>> Start GIVEN DATA

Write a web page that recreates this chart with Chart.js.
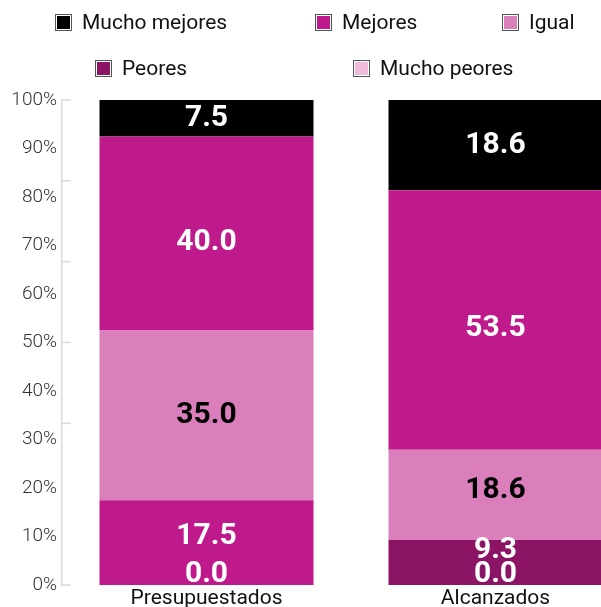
<!DOCTYPE html>
<html>
<head>
<meta charset="utf-8">
<script src="https://cdn.jsdelivr.net/npm/chart.js@4.4.1/dist/chart.umd.min.js"></script>
<style>
  html, body { margin: 0; padding: 0; background: #fff; overflow: hidden; }
  #wrap { position: relative; width: 601px; height: 607px; overflow: hidden; }
  canvas { position: absolute; left: 0; top: 0; }
  .legend-item {
    position: absolute; display: flex; align-items: center; height: 24px;
    font-family: Roboto, sans-serif; font-size: 21px; color: #111; white-space: nowrap;
  }
  .legend-item .box {
    width: 13px; height: 13px; padding: 1px; border: 1.5px solid #555;
    background-clip: content-box; margin-right: 10px;
  }
</style>
</head>
<body>
<div id="wrap">
  <canvas id="chart" width="640" height="607"></canvas>
  <div id="legend"></div>
</div>
<script>
// data (stacked from the bottom up)
const categories = ['Presupuestados', 'Alcanzados'];
const muchoPeores = [0.0, 0.0];
const peores = [17.5, 9.3];
const igual = [35.0, 18.6];
const mejores = [40.0, 53.5];
const muchoMejores = [7.5, 18.6];
const yTicks = [0, 10, 20, 30, 40, 50, 60, 70, 80, 90, 100];
const axisMarks = [0, 33.33, 50, 66.67, 83.33, 100];

const MAGENTA = '#be1a8c';
const PURPLE = '#8b1464';

const datasets = [
  { label: 'Mucho peores', data: muchoPeores, backgroundColor: '#efbbdc', labelColor: '#fff' },
  // the Presupuestados "Peores" block is drawn in the Mejores colour in the original
  { label: 'Peores', data: peores, backgroundColor: [MAGENTA, PURPLE], labelColor: '#fff' },
  { label: 'Igual', data: igual, backgroundColor: '#db7fbc', labelColor: '#000' },
  { label: 'Mejores', data: mejores, backgroundColor: MAGENTA, labelColor: '#fff' },
  { label: 'Mucho mejores', data: muchoMejores, backgroundColor: '#000', labelColor: '#fff' }
];

// html legend, laid out in two rows like the original
const legendSpots = [
  { name: 'Mucho mejores', color: '#000', x: 55, y: 10 },
  { name: 'Mejores', color: MAGENTA, x: 315, y: 10 },
  { name: 'Igual', color: '#db7fbc', x: 502, y: 10 },
  { name: 'Peores', color: PURPLE, x: 95, y: 56 },
  { name: 'Mucho peores', color: '#efbbdc', x: 353, y: 56 }
];
const legendEl = document.getElementById('legend');
legendSpots.forEach(it => {
  const d = document.createElement('div');
  d.className = 'legend-item';
  d.style.left = it.x + 'px';
  d.style.top = it.y + 'px';
  d.innerHTML = '<span class="box" style="background-color:' + it.color + '"></span><span>' + it.name + '</span>';
  legendEl.appendChild(d);
});

// values written in each block
const barLabels = {
  id: 'barLabels',
  afterDatasetsDraw(chart) {
    const { ctx, chartArea } = chart;
    ctx.save();
    ctx.beginPath();
    ctx.rect(chartArea.left, 0, chartArea.width, chartArea.bottom);
    ctx.clip();
    ctx.font = 'bold 30px Roboto';
    ctx.textAlign = 'center';
    ctx.textBaseline = 'middle';
    chart.data.datasets.forEach((ds, di) => {
      chart.getDatasetMeta(di).data.forEach((bar, i) => {
        const v = ds.data[i];
        let y = (bar.y + bar.base) / 2;
        if (v === 0) y = bar.base - 11;
        else if (di === 1) y = Math.min(y - 6, bar.base - 35);
        else if (di === 3) y += 9;
        else if (di === 2 && i === 1) y -= 4;
        ctx.fillStyle = ds.labelColor;
        ctx.fillText(v.toFixed(1), bar.x, y);
      });
    });
    ctx.restore();
  }
};

// little marks on the inside of the y axis
const axisTicks = {
  id: 'axisTicks',
  afterDraw(chart) {
    const { ctx, chartArea } = chart;
    const y = chart.scales.y;
    ctx.save();
    ctx.strokeStyle = '#d9d9d9';
    ctx.lineWidth = 1.5;
    axisMarks.forEach(v => {
      const py = y.getPixelForValue(v);
      ctx.beginPath();
      ctx.moveTo(chartArea.left, py);
      ctx.lineTo(chartArea.left + 9, py);
      ctx.stroke();
    });
    ctx.restore();
  }
};

new Chart(document.getElementById('chart'), {
  type: 'bar',
  data: { labels: categories, datasets: datasets },
  plugins: [barLabels, axisTicks],
  options: {
    responsive: false,
    animation: false,
    devicePixelRatio: 1,
    layout: { padding: { top: 100, left: 0, right: 0, bottom: 0 } },
    datasets: { bar: { barPercentage: 0.7405, categoryPercentage: 1, borderWidth: 0 } },
    plugins: { legend: { display: false }, tooltip: { enabled: false } },
    scales: {
      x: {
        stacked: true,
        afterFit(s) { s.height = 22; },
        grid: { display: false },
        border: { display: false },
        ticks: { padding: -7, color: '#111', font: { family: 'Roboto', size: 21 } }
      },
      y: {
        stacked: true,
        min: 0,
        max: 100,
        afterFit(s) { s.width = 62; },
        afterBuildTicks(s) { s.ticks = yTicks.map(v => ({ value: v })); },
        grid: { display: false, drawTicks: false },
        border: { display: true, color: '#d9d9d9', width: 1.5 },
        ticks: {
          padding: 5,
          color: '#333',
          font: { family: 'Roboto', size: 19, weight: '300' },
          callback: v => v + '%'
        }
      }
    }
  }
});
</script>
</body>
</html>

>> End GIVEN DATA

• [GIVEN PROBLEM]:
Repeat the data in full and exactly. Omit pictures.

• [ANSWER TO THE PROBLEM]:
Write a web page that recreates this chart with Chart.js.
<!DOCTYPE html>
<html>
<head>
<meta charset="utf-8">
<script src="https://cdn.jsdelivr.net/npm/chart.js@4.4.1/dist/chart.umd.min.js"></script>
<style>
  html, body { margin: 0; padding: 0; background: #fff; overflow: hidden; }
  #wrap { position: relative; width: 601px; height: 607px; overflow: hidden; }
  canvas { position: absolute; left: 0; top: 0; }
  .legend-item {
    position: absolute; display: flex; align-items: center; height: 24px;
    font-family: Roboto, sans-serif; font-size: 21px; color: #111; white-space: nowrap;
  }
  .legend-item .box {
    width: 13px; height: 13px; padding: 1px; border: 1.5px solid #555;
    background-clip: content-box; margin-right: 10px;
  }
</style>
</head>
<body>
<div id="wrap">
  <canvas id="chart" width="640" height="607"></canvas>
  <div id="legend"></div>
</div>
<script>
// data (stacked from the bottom up)
const categories = ['Presupuestados', 'Alcanzados'];
const muchoPeores = [0.0, 0.0];
const peores = [17.5, 9.3];
const igual = [35.0, 18.6];
const mejores = [40.0, 53.5];
const muchoMejores = [7.5, 18.6];
const yTicks = [0, 10, 20, 30, 40, 50, 60, 70, 80, 90, 100];
const axisMarks = [0, 33.33, 50, 66.67, 83.33, 100];

const MAGENTA = '#be1a8c';
const PURPLE = '#8b1464';

const datasets = [
  { label: 'Mucho peores', data: muchoPeores, backgroundColor: '#efbbdc', labelColor: '#fff' },
  // the Presupuestados "Peores" block is drawn in the Mejores colour in the original
  { label: 'Peores', data: peores, backgroundColor: [MAGENTA, PURPLE], labelColor: '#fff' },
  { label: 'Igual', data: igual, backgroundColor: '#db7fbc', labelColor: '#000' },
  { label: 'Mejores', data: mejores, backgroundColor: MAGENTA, labelColor: '#fff' },
  { label: 'Mucho mejores', data: muchoMejores, backgroundColor: '#000', labelColor: '#fff' }
];

// html legend, laid out in two rows like the original
const legendSpots = [
  { name: 'Mucho mejores', color: '#000', x: 55, y: 10 },
  { name: 'Mejores', color: MAGENTA, x: 315, y: 10 },
  { name: 'Igual', color: '#db7fbc', x: 502, y: 10 },
  { name: 'Peores', color: PURPLE, x: 95, y: 56 },
  { name: 'Mucho peores', color: '#efbbdc', x: 353, y: 56 }
];
const legendEl = document.getElementById('legend');
legendSpots.forEach(it => {
  const d = document.createElement('div');
  d.className = 'legend-item';
  d.style.left = it.x + 'px';
  d.style.top = it.y + 'px';
  d.innerHTML = '<span class="box" style="background-color:' + it.color + '"></span><span>' + it.name + '</span>';
  legendEl.appendChild(d);
});

// values written in each block
const barLabels = {
  id: 'barLabels',
  afterDatasetsDraw(chart) {
    const { ctx, chartArea } = chart;
    ctx.save();
    ctx.beginPath();
    ctx.rect(chartArea.left, 0, chartArea.width, chartArea.bottom);
    ctx.clip();
    ctx.font = 'bold 30px Roboto';
    ctx.textAlign = 'center';
    ctx.textBaseline = 'middle';
    chart.data.datasets.forEach((ds, di) => {
      chart.getDatasetMeta(di).data.forEach((bar, i) => {
        const v = ds.data[i];
        let y = (bar.y + bar.base) / 2;
        if (v === 0) y = bar.base - 11;
        else if (di === 1) y = Math.min(y - 6, bar.base - 35);
        else if (di === 3) y += 9;
        else if (di === 2 && i === 1) y -= 4;
        ctx.fillStyle = ds.labelColor;
        ctx.fillText(v.toFixed(1), bar.x, y);
      });
    });
    ctx.restore();
  }
};

// little marks on the inside of the y axis
const axisTicks = {
  id: 'axisTicks',
  afterDraw(chart) {
    const { ctx, chartArea } = chart;
    const y = chart.scales.y;
    ctx.save();
    ctx.strokeStyle = '#d9d9d9';
    ctx.lineWidth = 1.5;
    axisMarks.forEach(v => {
      const py = y.getPixelForValue(v);
      ctx.beginPath();
      ctx.moveTo(chartArea.left, py);
      ctx.lineTo(chartArea.left + 9, py);
      ctx.stroke();
    });
    ctx.restore();
  }
};

new Chart(document.getElementById('chart'), {
  type: 'bar',
  data: { labels: categories, datasets: datasets },
  plugins: [barLabels, axisTicks],
  options: {
    responsive: false,
    animation: false,
    devicePixelRatio: 1,
    layout: { padding: { top: 100, left: 0, right: 0, bottom: 0 } },
    datasets: { bar: { barPercentage: 0.7405, categoryPercentage: 1, borderWidth: 0 } },
    plugins: { legend: { display: false }, tooltip: { enabled: false } },
    scales: {
      x: {
        stacked: true,
        afterFit(s) { s.height = 22; },
        grid: { display: false },
        border: { display: false },
        ticks: { padding: -7, color: '#111', font: { family: 'Roboto', size: 21 } }
      },
      y: {
        stacked: true,
        min: 0,
        max: 100,
        afterFit(s) { s.width = 62; },
        afterBuildTicks(s) { s.ticks = yTicks.map(v => ({ value: v })); },
        grid: { display: false, drawTicks: false },
        border: { display: true, color: '#d9d9d9', width: 1.5 },
        ticks: {
          padding: 5,
          color: '#333',
          font: { family: 'Roboto', size: 19, weight: '300' },
          callback: v => v + '%'
        }
      }
    }
  }
});
</script>
</body>
</html>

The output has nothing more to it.